When the school was raided by the Germans and its Jewish inhabitants arrested, Ms Geulen was interrogated. When she was asked if she wasn't ashamed to teach Jews, she replied: “Aren't you ashamed to make war on Jewish children?”

After the raid, Ms Geulen continued to aid Jews, ferrying children to farms, convents and host families where they could be hidden. 

Years later, in an interview with an American academic, she recalled one child asking, “Why can’t I say my name is Sarah? It’s a beautiful name!” 

Ms Geulen replied: “It’s a very beautiful name,” but at least for a while, “you have to say your name is Suzanne Peters.”

Parents - many of whom would never see their children again - were never told where they were being taken, a vital security measure.

In some cases the JDC worked with a doctor to identify newborn babies whose mothers wished to surrender them to keep them safe.

Ms Geulen later remembered: “Taking children that way, from a mother who has just given birth, is terrible…
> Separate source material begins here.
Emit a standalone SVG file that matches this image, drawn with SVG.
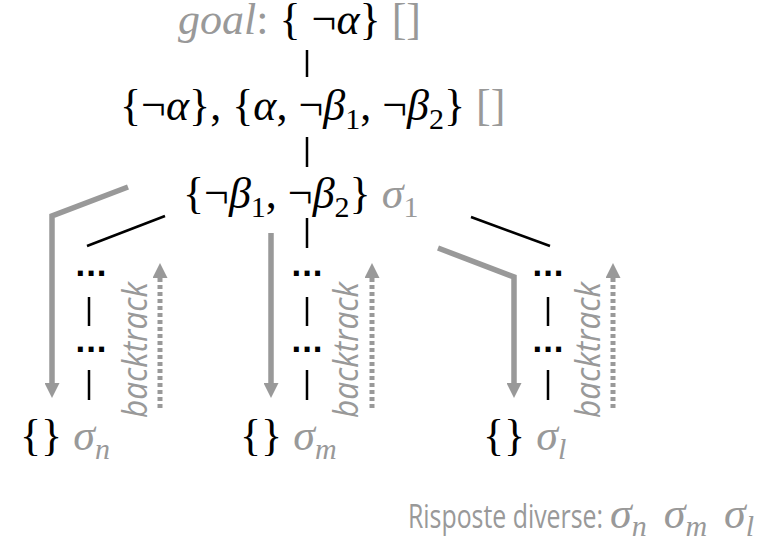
<svg xmlns="http://www.w3.org/2000/svg" width="769" height="551" viewBox="0 0 769 551">
<style>
text{font-family:"Liberation Serif","Times New Roman",Times,serif}
.m{font-family:"Liberation Serif","Times New Roman",Times,serif;font-size:44px;fill:#000}
.g{fill:#999}
.i{font-style:italic}
.sub{font-size:30px}
.dots{font-family:"DejaVu Sans",sans-serif;font-weight:bold;font-size:28px;fill:#000;text-anchor:middle}
.bt{font-family:"Open Sans",sans-serif;font-style:italic;font-size:34px;fill:#999;text-anchor:middle}
.ans{font-family:"Open Sans",sans-serif;font-size:32px;fill:#999}
.k{stroke:#000;stroke-width:2.5;fill:none}
.ga{stroke:#999;stroke-width:5.5;fill:none;marker-end:url(#ah)}
.da{stroke:#999;stroke-width:5;fill:none;stroke-dasharray:4 3;marker-end:url(#ah)}
</style>
<defs>
<marker id="ah" markerUnits="userSpaceOnUse" viewBox="0 0 15 15" refX="7" refY="7.5" markerWidth="15" markerHeight="15" orient="auto">
<path d="M0,0 L15,7.5 L0,15 z" fill="#999"/>
</marker>
</defs>
<g id="n-goal"><text class="m" x="178" y="34"><tspan class="g i">goal</tspan><tspan class="g">:</tspan> { ¬<tspan class="i">α</tspan>} <tspan class="g">[]</tspan></text></g>
<g id="n-2"><text class="m" x="120" y="120">{¬<tspan class="i">α</tspan>}, {<tspan class="i">α</tspan>, ¬<tspan class="i">β</tspan><tspan class="sub" dy="9">1</tspan><tspan dy="-9">, ¬</tspan><tspan class="i">β</tspan><tspan class="sub" dy="9">2</tspan><tspan dy="-9">} </tspan><tspan class="g">[]</tspan></text></g>
<g id="n-3"><text class="m" x="183" y="208">{¬<tspan class="i">β</tspan><tspan class="sub" dy="9">1</tspan><tspan dy="-9">, ¬</tspan><tspan class="i">β</tspan><tspan class="sub" dy="9">2</tspan><tspan dy="-9">} </tspan><tspan class="g i">σ</tspan><tspan class="g sub" dy="9">1</tspan></text></g>
<g id="n-left">
<text class="dots" x="91" y="276">...</text>
<text class="dots" x="91" y="352">...</text>
<text class="m" x="20" y="450">{} <tspan class="g i">σ</tspan><tspan class="g i sub" dy="9">n</tspan></text>
<text class="bt" transform="translate(147,350) rotate(-90)" textLength="136" lengthAdjust="spacingAndGlyphs">backtrack</text>
</g>
<g id="n-mid">
<text class="dots" x="307" y="276">...</text>
<text class="dots" x="307" y="352">...</text>
<text class="m" x="240" y="450">{} <tspan class="g i">σ</tspan><tspan class="g i sub" dy="9">m</tspan></text>
<text class="bt" transform="translate(358,350) rotate(-90)" textLength="136" lengthAdjust="spacingAndGlyphs">backtrack</text>
</g>
<g id="n-right">
<text class="dots" x="548" y="276">...</text>
<text class="dots" x="548" y="352">...</text>
<text class="m" x="483" y="450">{} <tspan class="g i">σ</tspan><tspan class="g i sub" dy="9">l</tspan></text>
<text class="bt" transform="translate(600,350) rotate(-90)" textLength="136" lengthAdjust="spacingAndGlyphs">backtrack</text>
</g>
<g id="answer">
<text class="ans" x="408" y="528" textLength="195" lengthAdjust="spacingAndGlyphs">Risposte diverse:</text>
<text class="m" x="610" y="528"><tspan class="g i">σ</tspan><tspan class="g i sub" dy="8">n</tspan><tspan class="g i" dy="-8" dx="17">σ</tspan><tspan class="g i sub" dy="8">m</tspan><tspan class="g i" dy="-8" dx="17">σ</tspan><tspan class="g i sub" dy="8">l</tspan></text>
</g>
<g id="connectors">
<line class="k" x1="307" y1="50" x2="307" y2="77"/>
<line class="k" x1="307" y1="137" x2="307" y2="167"/>
<line class="k" x1="307" y1="218" x2="307" y2="248"/>
<line class="k" x1="165" y1="216" x2="87" y2="246"/>
<line class="k" x1="471" y1="217" x2="550" y2="246"/>
<line class="k" x1="89" y1="297" x2="89" y2="326"/>
<line class="k" x1="89" y1="370" x2="89" y2="400"/>
<line class="k" x1="307" y1="297" x2="307" y2="326"/>
<line class="k" x1="307" y1="370" x2="307" y2="400"/>
<line class="k" x1="548" y1="297" x2="548" y2="326"/>
<line class="k" x1="548" y1="370" x2="548" y2="400"/>
<polyline class="ga" points="128,187 52,216 52,390"/>
<line class="ga" x1="271" y1="233" x2="271" y2="390"/>
<polyline class="ga" points="438,248 514,277 514,390"/>
<line class="da" x1="160" y1="408" x2="160" y2="271"/>
<line class="da" x1="372" y1="408" x2="372" y2="271"/>
<line class="da" x1="613" y1="408" x2="613" y2="271"/>
</g>
</svg>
“Getting onto a train with Jewish children, knowing that the Germans could also get on, that didn’t frighten me. 

“But to tear a child away from his mother, and not tell her where we were taking him, and to have her cry and cry: ‘Tell me, at least, only tell me where you’re going to take him'!”

Ms Geulen died in a nursing home, her grandson confirmed to the Washington Post, without citing a cause.